__Provided data__.
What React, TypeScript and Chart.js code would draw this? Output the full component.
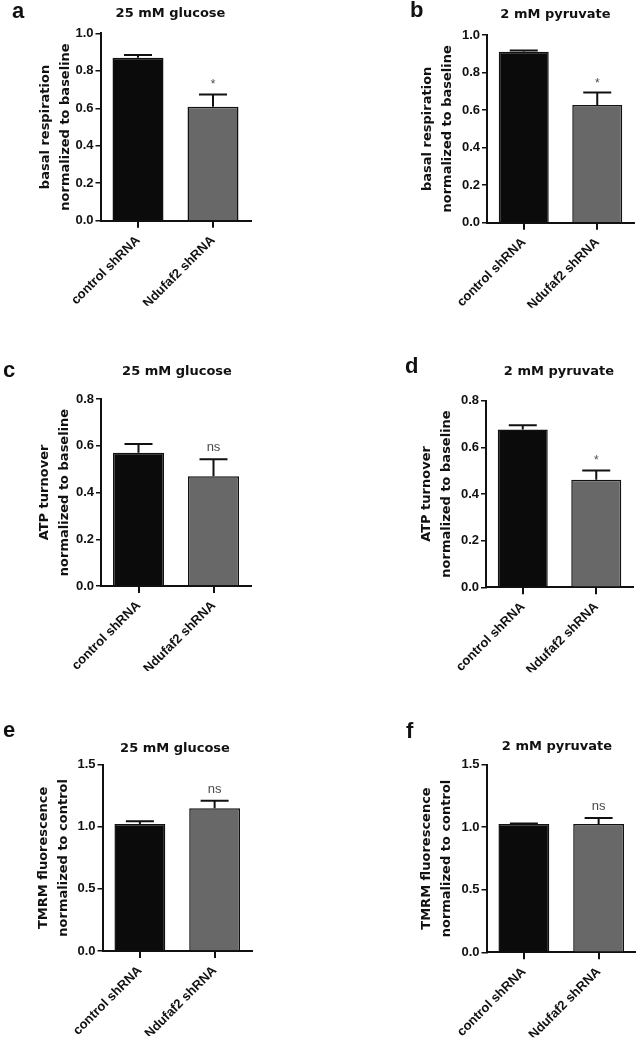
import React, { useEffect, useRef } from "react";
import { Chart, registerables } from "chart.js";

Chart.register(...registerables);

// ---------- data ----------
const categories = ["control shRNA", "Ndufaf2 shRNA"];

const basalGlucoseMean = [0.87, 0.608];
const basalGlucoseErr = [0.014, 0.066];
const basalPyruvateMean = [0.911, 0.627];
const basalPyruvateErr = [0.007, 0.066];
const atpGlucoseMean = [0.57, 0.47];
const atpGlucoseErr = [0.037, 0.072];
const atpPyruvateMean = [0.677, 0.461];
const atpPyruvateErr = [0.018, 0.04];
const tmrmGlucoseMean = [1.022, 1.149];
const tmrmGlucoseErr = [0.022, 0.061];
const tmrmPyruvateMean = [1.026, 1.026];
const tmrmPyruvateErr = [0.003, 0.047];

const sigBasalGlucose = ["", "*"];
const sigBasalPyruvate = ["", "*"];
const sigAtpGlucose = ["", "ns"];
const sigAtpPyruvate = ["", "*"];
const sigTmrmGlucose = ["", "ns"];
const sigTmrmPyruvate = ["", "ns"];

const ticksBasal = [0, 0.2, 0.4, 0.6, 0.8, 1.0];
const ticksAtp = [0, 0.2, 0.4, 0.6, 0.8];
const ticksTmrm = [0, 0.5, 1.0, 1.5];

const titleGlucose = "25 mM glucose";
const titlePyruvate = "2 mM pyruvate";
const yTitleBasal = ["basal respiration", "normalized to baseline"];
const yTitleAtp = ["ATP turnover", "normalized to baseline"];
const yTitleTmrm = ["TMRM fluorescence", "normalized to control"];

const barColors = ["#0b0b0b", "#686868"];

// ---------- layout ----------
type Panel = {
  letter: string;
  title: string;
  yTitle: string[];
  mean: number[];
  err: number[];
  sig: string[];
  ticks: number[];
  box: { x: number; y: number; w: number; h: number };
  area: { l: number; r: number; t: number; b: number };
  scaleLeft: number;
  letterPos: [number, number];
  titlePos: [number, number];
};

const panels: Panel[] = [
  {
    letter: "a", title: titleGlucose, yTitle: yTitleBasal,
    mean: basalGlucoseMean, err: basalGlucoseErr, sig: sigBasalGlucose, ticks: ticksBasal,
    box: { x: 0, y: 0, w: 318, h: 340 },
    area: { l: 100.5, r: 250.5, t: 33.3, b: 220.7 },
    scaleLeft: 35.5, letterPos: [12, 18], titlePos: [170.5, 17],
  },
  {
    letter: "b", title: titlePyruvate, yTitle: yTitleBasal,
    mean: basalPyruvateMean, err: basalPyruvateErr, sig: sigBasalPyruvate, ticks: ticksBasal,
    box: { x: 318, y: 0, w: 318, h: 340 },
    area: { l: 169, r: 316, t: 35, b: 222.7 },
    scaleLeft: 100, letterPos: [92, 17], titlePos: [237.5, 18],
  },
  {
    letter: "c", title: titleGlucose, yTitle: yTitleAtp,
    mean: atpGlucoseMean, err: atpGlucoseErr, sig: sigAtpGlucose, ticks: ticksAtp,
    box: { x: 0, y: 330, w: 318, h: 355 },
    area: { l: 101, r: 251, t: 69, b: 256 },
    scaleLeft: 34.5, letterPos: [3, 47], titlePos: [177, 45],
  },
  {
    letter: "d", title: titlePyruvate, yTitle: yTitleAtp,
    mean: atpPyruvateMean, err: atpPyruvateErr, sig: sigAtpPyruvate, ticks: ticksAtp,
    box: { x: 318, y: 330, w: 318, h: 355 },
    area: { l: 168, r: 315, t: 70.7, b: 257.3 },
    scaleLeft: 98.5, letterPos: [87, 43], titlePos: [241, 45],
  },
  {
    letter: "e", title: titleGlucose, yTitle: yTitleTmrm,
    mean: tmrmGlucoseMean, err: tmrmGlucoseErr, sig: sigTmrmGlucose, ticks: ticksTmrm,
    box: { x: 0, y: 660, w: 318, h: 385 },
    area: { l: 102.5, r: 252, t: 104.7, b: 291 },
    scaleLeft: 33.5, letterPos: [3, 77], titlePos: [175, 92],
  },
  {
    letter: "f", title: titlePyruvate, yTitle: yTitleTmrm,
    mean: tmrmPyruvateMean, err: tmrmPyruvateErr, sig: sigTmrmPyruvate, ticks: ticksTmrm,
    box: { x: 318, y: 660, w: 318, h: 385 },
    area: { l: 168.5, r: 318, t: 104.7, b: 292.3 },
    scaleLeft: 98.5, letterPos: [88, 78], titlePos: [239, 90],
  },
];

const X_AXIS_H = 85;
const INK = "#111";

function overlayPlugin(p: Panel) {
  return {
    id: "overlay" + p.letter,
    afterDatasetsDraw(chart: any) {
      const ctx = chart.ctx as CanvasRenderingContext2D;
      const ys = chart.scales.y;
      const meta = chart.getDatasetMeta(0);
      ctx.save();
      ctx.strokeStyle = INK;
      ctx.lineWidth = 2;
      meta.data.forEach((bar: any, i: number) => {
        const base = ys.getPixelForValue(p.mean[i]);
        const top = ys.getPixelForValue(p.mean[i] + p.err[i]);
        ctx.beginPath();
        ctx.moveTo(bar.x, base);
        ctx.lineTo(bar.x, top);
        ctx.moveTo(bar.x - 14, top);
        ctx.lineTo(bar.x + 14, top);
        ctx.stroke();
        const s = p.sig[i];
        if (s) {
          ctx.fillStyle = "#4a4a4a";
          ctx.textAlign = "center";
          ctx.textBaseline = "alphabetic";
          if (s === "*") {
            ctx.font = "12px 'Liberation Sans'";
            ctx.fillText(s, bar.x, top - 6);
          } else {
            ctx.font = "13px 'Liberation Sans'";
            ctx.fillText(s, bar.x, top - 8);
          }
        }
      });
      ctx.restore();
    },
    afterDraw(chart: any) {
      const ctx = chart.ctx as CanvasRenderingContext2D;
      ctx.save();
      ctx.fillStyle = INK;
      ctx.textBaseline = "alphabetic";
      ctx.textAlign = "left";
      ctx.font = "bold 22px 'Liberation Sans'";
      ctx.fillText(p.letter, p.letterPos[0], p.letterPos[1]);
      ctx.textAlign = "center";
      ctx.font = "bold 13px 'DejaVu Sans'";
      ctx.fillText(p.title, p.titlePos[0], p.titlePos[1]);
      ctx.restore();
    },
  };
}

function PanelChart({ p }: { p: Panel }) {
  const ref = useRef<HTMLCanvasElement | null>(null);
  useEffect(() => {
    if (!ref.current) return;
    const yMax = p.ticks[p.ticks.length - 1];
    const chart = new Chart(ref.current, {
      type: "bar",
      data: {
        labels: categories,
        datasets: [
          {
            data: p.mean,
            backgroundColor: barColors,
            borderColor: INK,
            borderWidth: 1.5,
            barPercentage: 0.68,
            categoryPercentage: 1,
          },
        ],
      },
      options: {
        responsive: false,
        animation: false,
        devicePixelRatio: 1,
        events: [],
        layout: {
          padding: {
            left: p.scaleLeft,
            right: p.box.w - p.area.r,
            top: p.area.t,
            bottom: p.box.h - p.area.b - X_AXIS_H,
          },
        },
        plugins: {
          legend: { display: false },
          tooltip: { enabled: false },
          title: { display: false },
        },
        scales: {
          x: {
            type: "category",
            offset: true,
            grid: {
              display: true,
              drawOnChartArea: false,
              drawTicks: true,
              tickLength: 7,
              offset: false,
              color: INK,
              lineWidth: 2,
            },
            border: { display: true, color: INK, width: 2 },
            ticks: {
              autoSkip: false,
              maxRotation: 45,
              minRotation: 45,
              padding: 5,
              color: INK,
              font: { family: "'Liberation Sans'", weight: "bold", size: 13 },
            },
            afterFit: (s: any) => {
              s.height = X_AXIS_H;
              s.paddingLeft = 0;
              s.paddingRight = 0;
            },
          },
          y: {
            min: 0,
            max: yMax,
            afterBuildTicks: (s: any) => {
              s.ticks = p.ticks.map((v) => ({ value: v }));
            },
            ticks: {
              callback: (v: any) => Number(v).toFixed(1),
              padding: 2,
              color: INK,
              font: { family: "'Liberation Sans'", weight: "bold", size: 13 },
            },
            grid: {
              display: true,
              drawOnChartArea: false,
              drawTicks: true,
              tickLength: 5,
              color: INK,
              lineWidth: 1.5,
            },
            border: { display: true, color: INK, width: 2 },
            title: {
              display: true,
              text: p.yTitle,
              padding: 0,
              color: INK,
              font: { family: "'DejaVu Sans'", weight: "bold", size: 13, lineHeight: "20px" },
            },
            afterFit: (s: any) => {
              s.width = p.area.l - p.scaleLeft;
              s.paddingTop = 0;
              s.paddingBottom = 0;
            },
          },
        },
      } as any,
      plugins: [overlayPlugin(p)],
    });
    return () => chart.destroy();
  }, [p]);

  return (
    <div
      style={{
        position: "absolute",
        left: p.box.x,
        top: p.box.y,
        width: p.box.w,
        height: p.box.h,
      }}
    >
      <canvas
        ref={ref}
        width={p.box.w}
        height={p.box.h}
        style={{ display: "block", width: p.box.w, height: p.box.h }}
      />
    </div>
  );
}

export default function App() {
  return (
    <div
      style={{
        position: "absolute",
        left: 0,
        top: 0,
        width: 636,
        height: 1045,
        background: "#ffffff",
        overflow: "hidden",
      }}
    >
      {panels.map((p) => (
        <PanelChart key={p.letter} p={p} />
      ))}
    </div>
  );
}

__What is asked__. Find the word "React" in the data and copy out each line where it turns up.

__Correct result__.
What React, TypeScript and Chart.js code would draw this? Output the full component.
import React, { useEffect, useRef } from "react";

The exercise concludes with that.